As a Philosophy major, I enjoyed reading Harry Brighouse of the purpose of philosophy departments at American Universities. Sugary excerpt:
Ideally we’d be attempting to provide every single student with the experience and resources which will be most valuable. In practice, in large classes and deciding under uncertainty, we can’t do this; we design our syllabuses and instruction with the aim of providing quite specific things to particular groups of students. For myself, in the large lecture Contemporary Moral Issues course which is the course I teach most often, and which I have taught to many many more students than all my other courses put together, I have two main aims – one is to get the students thinking more carefully and in a richer way about moral issues that will affect their lives or about which they will be called to deliberate as citizens, by providing them with resources that our discipline has developed; and to give some of the students a realistic insight into what moral philosophy is and why it might be interesting to them. Both are, I hope, good for the majors, and I do try to ensure that students who either will major in, or are majoring in, Philosophy, will get a realistic sense of what one small corner of the discipline is like from my class—but that’s a secondary, not a primary, goal.

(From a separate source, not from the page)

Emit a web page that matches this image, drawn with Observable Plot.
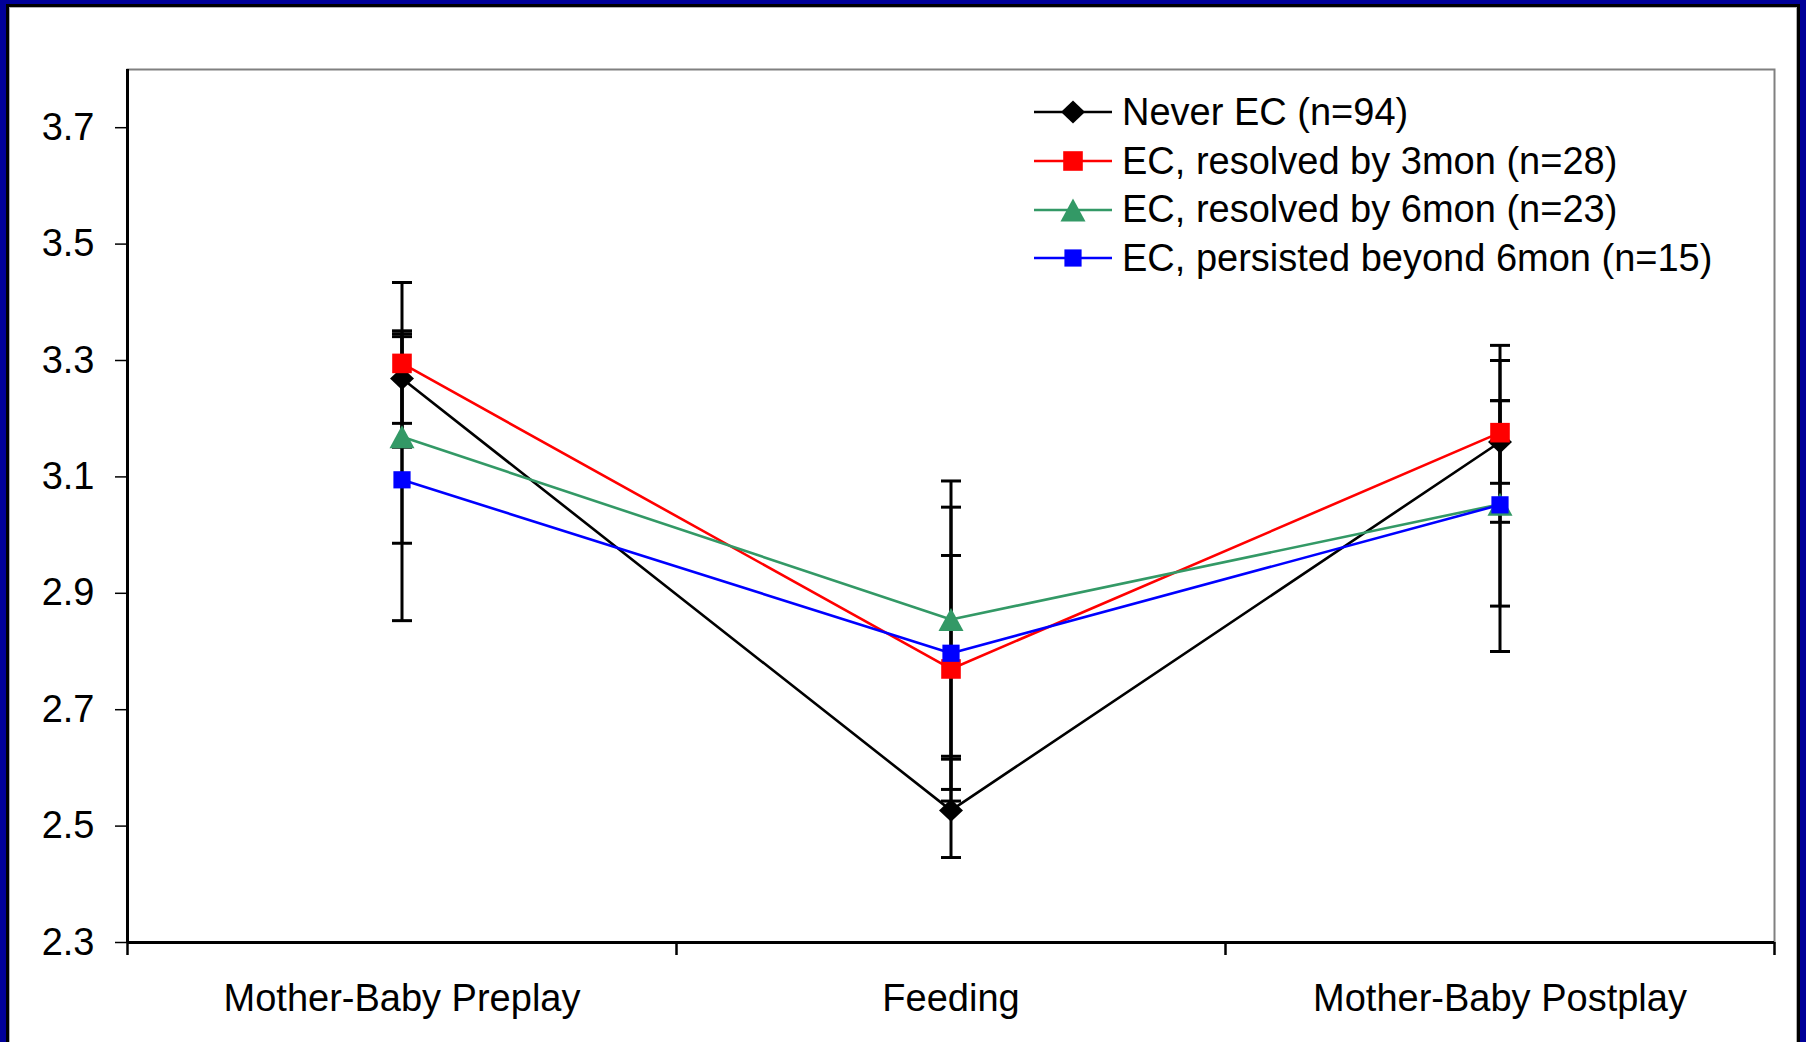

I have probably gotten more from being a philosophy major than I did from any from other degrees. Most of the classes that I took to earn were classes that I wanted to take; they were small and full of students who, for the most part, wanted to be there and were thus more eager to discuss complicate subjects exhaustively. There were so few philosophy majors during my undergraduate years that we knew that the ones who stuck it out were dedicated, knew a lot about almost anything, could demonstrate it and wrote very well.